Unlike gold, the PGMs are finding little support from the selloff in equity markets overnight. With palladium usage so closely tied to the automobile industry, the disappointing economic data from China overnight poses a threat to demand. Barron’s over the weekend touted platinum as a potential bull market for 2019, but that would seem to require a rotation towards using platinum (as opposed to palladium) in automobile catalytic converters, which may take a more sustained and substantial differential in prices. Comments from automakers in late 2018 suggested that this is not a simple maneuver. Platinum seems to need a sustained risk-on attitude in the market just to trade back to the top of the recent coiling action, and it is not getting that this morning. Look for support in April Platinum at $785, with resistance at $809.30. March palladium is holding up surprisingly well in the face of the stock market weakness, but in order to avoid a significant selloff, it may need to hold above the 21-day moving average at $1180.80. Look for resistance at $1205.30 and $1210.20.
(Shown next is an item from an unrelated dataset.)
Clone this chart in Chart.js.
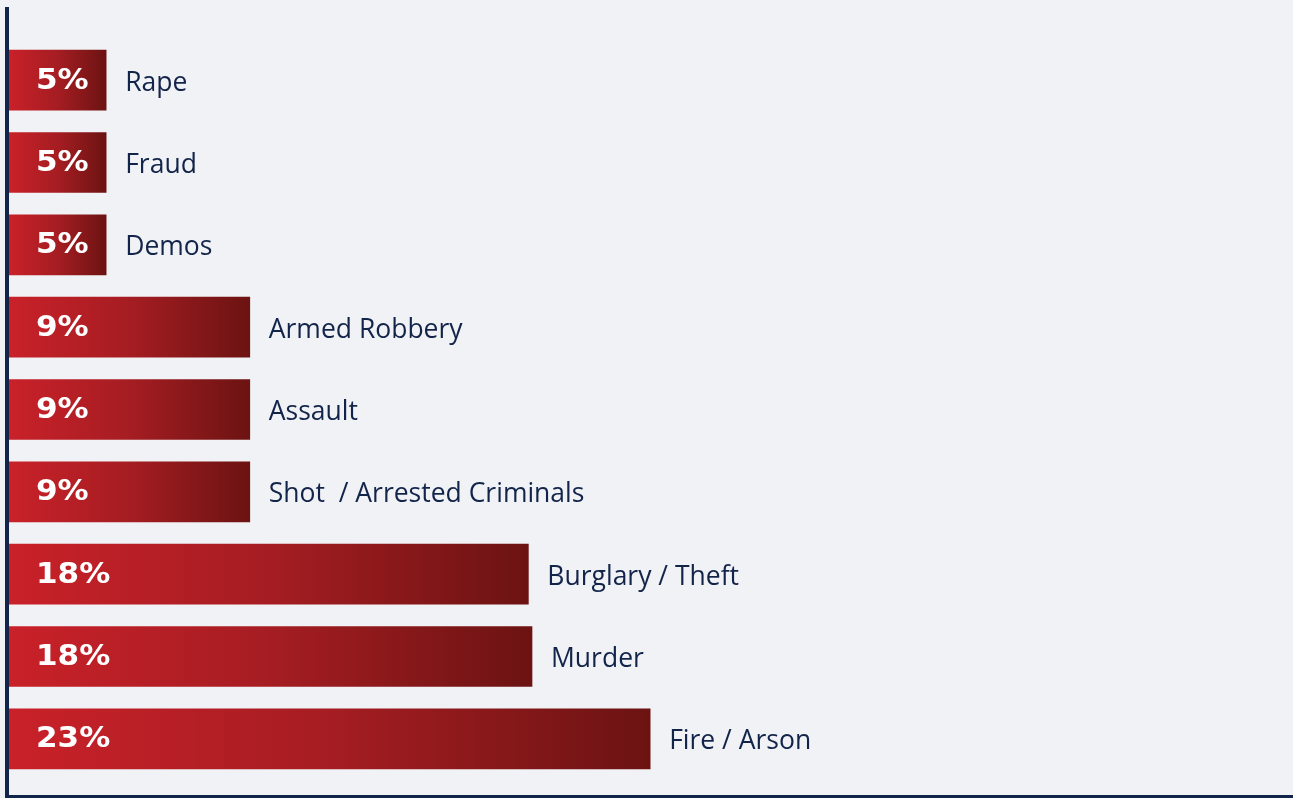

The gold market continues to build strength on market anxiety, and with no solution in sight to the government shutdown/border wall impasse, that anxiety could continue to build. February gold could a gap up at $1292.80 today that dates back to June 20th. Additional resistance comes in at $1296.50 and $1300, with support at $1279.70 and key support down at the 200-day moving average at $1268.20. March silver may be following gold higher but could be held back by equity market anxiety, which threatens industrial consumption. A key resistance point comes in at the 200-day moving average at $15.645.”

Silver closed up $0.11 at $15.54. This area remains interesting in that while the silver bullion market is not as active there is still plenty of buying so the public feels comfortable at these price levels – I would imagine simply because in the longer term silver bullion remains cheap.Gold in the New Year – Up and Down Makes Sense

Platinum closed up $3.20 at $799.10 and palladium closed up $1.60 at $1255.50.